SUPPLIED DATA:
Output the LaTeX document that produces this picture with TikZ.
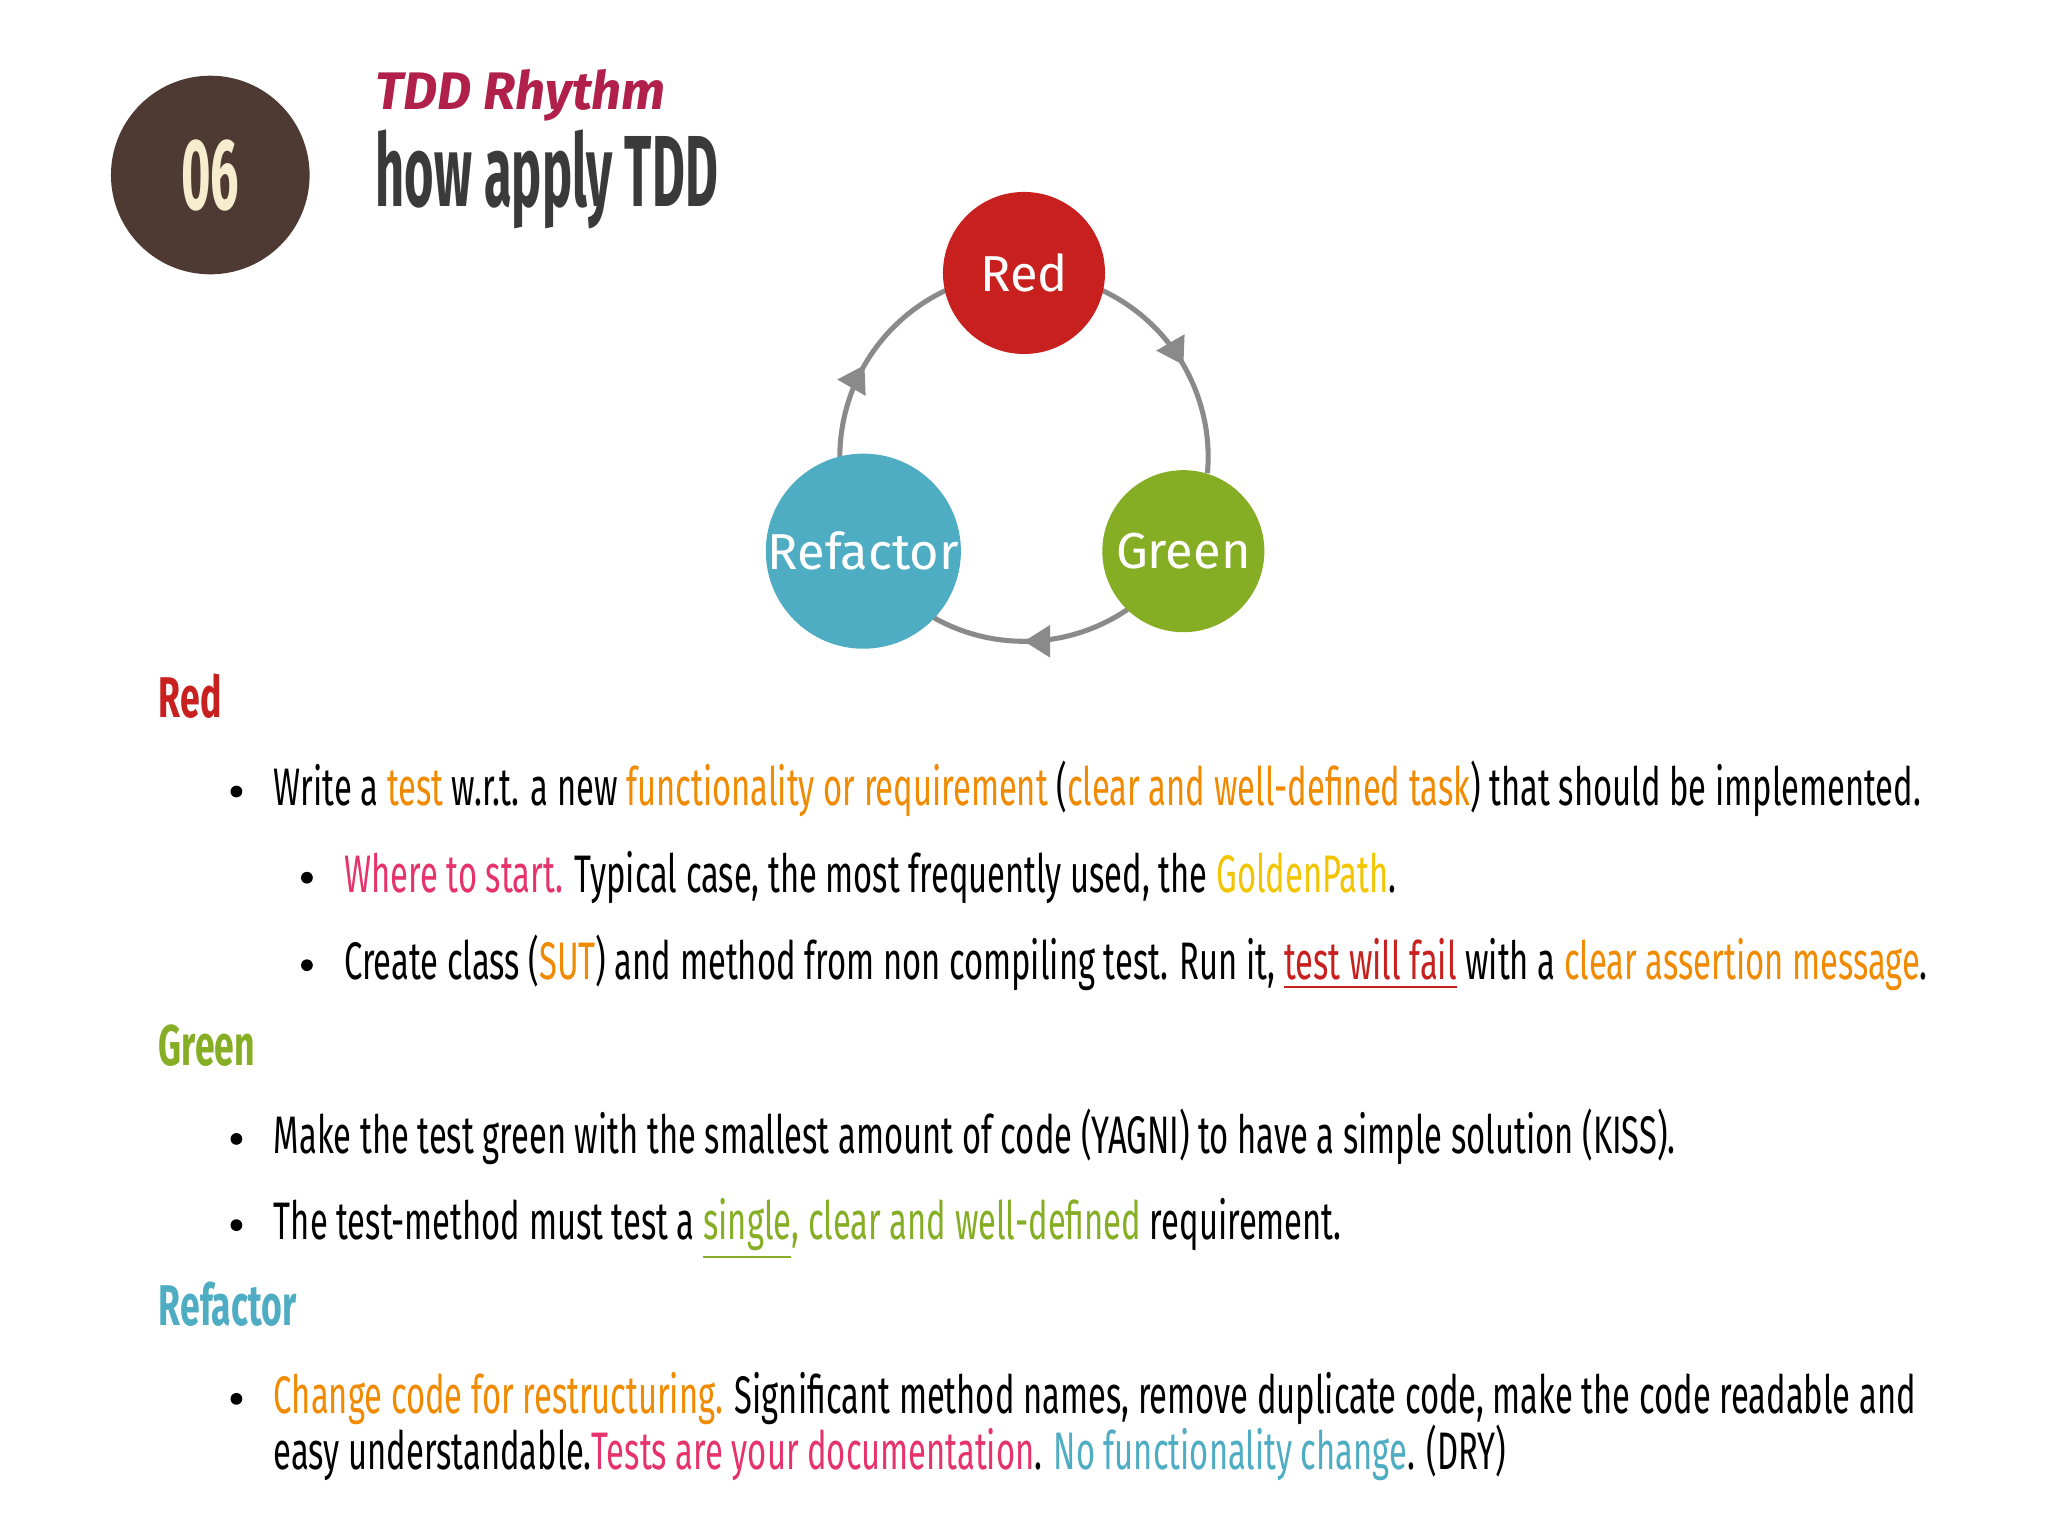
\documentclass[tikz,border=0pt]{standalone}
\usepackage{fontspec}
\setmainfont{Fira Sans}
\newfontfamily\cond[FakeStretch=0.62]{Fira Sans}
\newfontfamily\condt[FakeStretch=0.5]{Fira Sans}
\usetikzlibrary{decorations.markings,arrows.meta}
\definecolor{brn}{HTML}{4E3A33}
\definecolor{cream}{HTML}{F6EDCF}
\definecolor{crim}{HTML}{B0204A}
\definecolor{tgray}{HTML}{3A3A3A}
\definecolor{rd}{HTML}{C8201E}
\definecolor{gr}{HTML}{86AE24}
\definecolor{tl}{HTML}{4FADC3}
\definecolor{og}{HTML}{F08A00}
\definecolor{yl}{HTML}{F2C500}
\definecolor{pk}{HTML}{E6336B}
\definecolor{lg}{HTML}{8A8A8A}
\begin{document}
\begin{tikzpicture}[x=0.01cm,y=-0.01cm,
  ball/.style={circle,minimum size=1.24cm,inner sep=0pt,text=white,font=\fontsize{11}{13}\selectfont},
  txt/.style={anchor=base west,inner sep=0pt,font=\cond\fontsize{11.5}{14}\selectfont},
  head/.style={anchor=base west,inner sep=0pt,font=\cond\fontsize{12.5}{15}\selectfont\bfseries},
  bul/.style={circle,fill=black,inner sep=0pt,minimum size=0.09cm},
  cyc/.style={draw=lg,line width=1.1pt,postaction={decorate},decoration={markings,mark=at position 0.5 with {\arrow[lg]{Triangle[length=0.2cm,width=0.24cm]}}}}]
\useasboundingbox[fill=white] (0,0) rectangle (1568,1176);
\node[circle,fill=brn,minimum size=1.52cm,inner sep=0pt,text=cream,font=\condt\fontsize{22}{24}\selectfont\bfseries] (n06) at (161,134) {06};
\node[anchor=base west,inner sep=0pt,text=crim,font=\fontsize{11.5}{13}\selectfont\bfseries\itshape] (sub) at (287,84) {TDD Rhythm};
\node[anchor=base west,inner sep=0pt,text=tgray,font=\condt\fontsize{22}{26}\selectfont\bfseries] (ttl) at (287,158) {how apply TDD};
% cycle
\coordinate (cc) at (784,350);
\draw[cyc] (cc) ++(-65:141) arc[start angle=-65,end angle=5,radius=141];
\draw[cyc] (cc) ++(55:141) arc[start angle=55,end angle=125,radius=141];
\draw[cyc] (cc) ++(175:141) arc[start angle=175,end angle=245,radius=141];
\node[ball,fill=rd] (red) at (784,209) {Red};
\node[ball,fill=gr] (green) at (906,422) {Green};
\node[ball,fill=tl] (ref) at (661,422) {Refactor};
% text
\node[head,text=rd] (h1) at (121,549) {Red};
\node[bul] (b1) at (181,606) {};
\node[txt] (l1) at (209,617) {Write a \textcolor{og}{test} w.r.t. a new \textcolor{og}{functionality or requirement} (\textcolor{og}{clear and well-defined task}) that should be implemented.};
\node[bul] (b2) at (235,672) {};
\node[txt] (l2) at (263,683) {\textcolor{pk}{Where to start.} Typical case, the most frequently used, the \textcolor{yl}{GoldenPath}.};
\node[bul] (b3) at (235,739) {};
\node[txt] (l3) at (263,750) {Create class (\textcolor{og}{SUT}) and method from non compiling test. Run it, \textcolor{rd}{\underline{test will fail}} with a \textcolor{og}{clear assertion message}.};
\node[head,text=gr] (h2) at (121,816) {Green};
\node[bul] (b4) at (181,872) {};
\node[txt] (l4) at (209,883) {Make the test green with the smallest amount of code (YAGNI) to have a simple solution (KISS).};
\node[bul] (b5) at (181,938) {};
\node[txt] (l5) at (209,949) {The test-method must test a \textcolor{gr}{\underline{single}, clear and well-defined} requirement.};
\node[head,text=tl] (h3) at (121,1015) {Refactor};
\node[bul] (b6) at (181,1071) {};
\node[txt] (l6) at (209,1082) {\textcolor{og}{Change code for restructuring.} Significant method names, remove duplicate code, make the code readable and};
\node[txt] (l7) at (209,1125) {easy understandable.\textcolor{pk}{Tests are your documentation}. \textcolor{tl}{No functionality change}. (DRY)};
\end{tikzpicture}
\end{document}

EXERCISE GOAL: Repeat the lines above exactly, and keep every picture out.

WRITTEN RESPONSE:
Output the LaTeX document that produces this picture with TikZ.
\documentclass[tikz,border=0pt]{standalone}
\usepackage{fontspec}
\setmainfont{Fira Sans}
\newfontfamily\cond[FakeStretch=0.62]{Fira Sans}
\newfontfamily\condt[FakeStretch=0.5]{Fira Sans}
\usetikzlibrary{decorations.markings,arrows.meta}
\definecolor{brn}{HTML}{4E3A33}
\definecolor{cream}{HTML}{F6EDCF}
\definecolor{crim}{HTML}{B0204A}
\definecolor{tgray}{HTML}{3A3A3A}
\definecolor{rd}{HTML}{C8201E}
\definecolor{gr}{HTML}{86AE24}
\definecolor{tl}{HTML}{4FADC3}
\definecolor{og}{HTML}{F08A00}
\definecolor{yl}{HTML}{F2C500}
\definecolor{pk}{HTML}{E6336B}
\definecolor{lg}{HTML}{8A8A8A}
\begin{document}
\begin{tikzpicture}[x=0.01cm,y=-0.01cm,
  ball/.style={circle,minimum size=1.24cm,inner sep=0pt,text=white,font=\fontsize{11}{13}\selectfont},
  txt/.style={anchor=base west,inner sep=0pt,font=\cond\fontsize{11.5}{14}\selectfont},
  head/.style={anchor=base west,inner sep=0pt,font=\cond\fontsize{12.5}{15}\selectfont\bfseries},
  bul/.style={circle,fill=black,inner sep=0pt,minimum size=0.09cm},
  cyc/.style={draw=lg,line width=1.1pt,postaction={decorate},decoration={markings,mark=at position 0.5 with {\arrow[lg]{Triangle[length=0.2cm,width=0.24cm]}}}}]
\useasboundingbox[fill=white] (0,0) rectangle (1568,1176);
\node[circle,fill=brn,minimum size=1.52cm,inner sep=0pt,text=cream,font=\condt\fontsize{22}{24}\selectfont\bfseries] (n06) at (161,134) {06};
\node[anchor=base west,inner sep=0pt,text=crim,font=\fontsize{11.5}{13}\selectfont\bfseries\itshape] (sub) at (287,84) {TDD Rhythm};
\node[anchor=base west,inner sep=0pt,text=tgray,font=\condt\fontsize{22}{26}\selectfont\bfseries] (ttl) at (287,158) {how apply TDD};
% cycle
\coordinate (cc) at (784,350);
\draw[cyc] (cc) ++(-65:141) arc[start angle=-65,end angle=5,radius=141];
\draw[cyc] (cc) ++(55:141) arc[start angle=55,end angle=125,radius=141];
\draw[cyc] (cc) ++(175:141) arc[start angle=175,end angle=245,radius=141];
\node[ball,fill=rd] (red) at (784,209) {Red};
\node[ball,fill=gr] (green) at (906,422) {Green};
\node[ball,fill=tl] (ref) at (661,422) {Refactor};
% text
\node[head,text=rd] (h1) at (121,549) {Red};
\node[bul] (b1) at (181,606) {};
\node[txt] (l1) at (209,617) {Write a \textcolor{og}{test} w.r.t. a new \textcolor{og}{functionality or requirement} (\textcolor{og}{clear and well-defined task}) that should be implemented.};
\node[bul] (b2) at (235,672) {};
\node[txt] (l2) at (263,683) {\textcolor{pk}{Where to start.} Typical case, the most frequently used, the \textcolor{yl}{GoldenPath}.};
\node[bul] (b3) at (235,739) {};
\node[txt] (l3) at (263,750) {Create class (\textcolor{og}{SUT}) and method from non compiling test. Run it, \textcolor{rd}{\underline{test will fail}} with a \textcolor{og}{clear assertion message}.};
\node[head,text=gr] (h2) at (121,816) {Green};
\node[bul] (b4) at (181,872) {};
\node[txt] (l4) at (209,883) {Make the test green with the smallest amount of code (YAGNI) to have a simple solution (KISS).};
\node[bul] (b5) at (181,938) {};
\node[txt] (l5) at (209,949) {The test-method must test a \textcolor{gr}{\underline{single}, clear and well-defined} requirement.};
\node[head,text=tl] (h3) at (121,1015) {Refactor};
\node[bul] (b6) at (181,1071) {};
\node[txt] (l6) at (209,1082) {\textcolor{og}{Change code for restructuring.} Significant method names, remove duplicate code, make the code readable and};
\node[txt] (l7) at (209,1125) {easy understandable.\textcolor{pk}{Tests are your documentation}. \textcolor{tl}{No functionality change}. (DRY)};
\end{tikzpicture}
\end{document}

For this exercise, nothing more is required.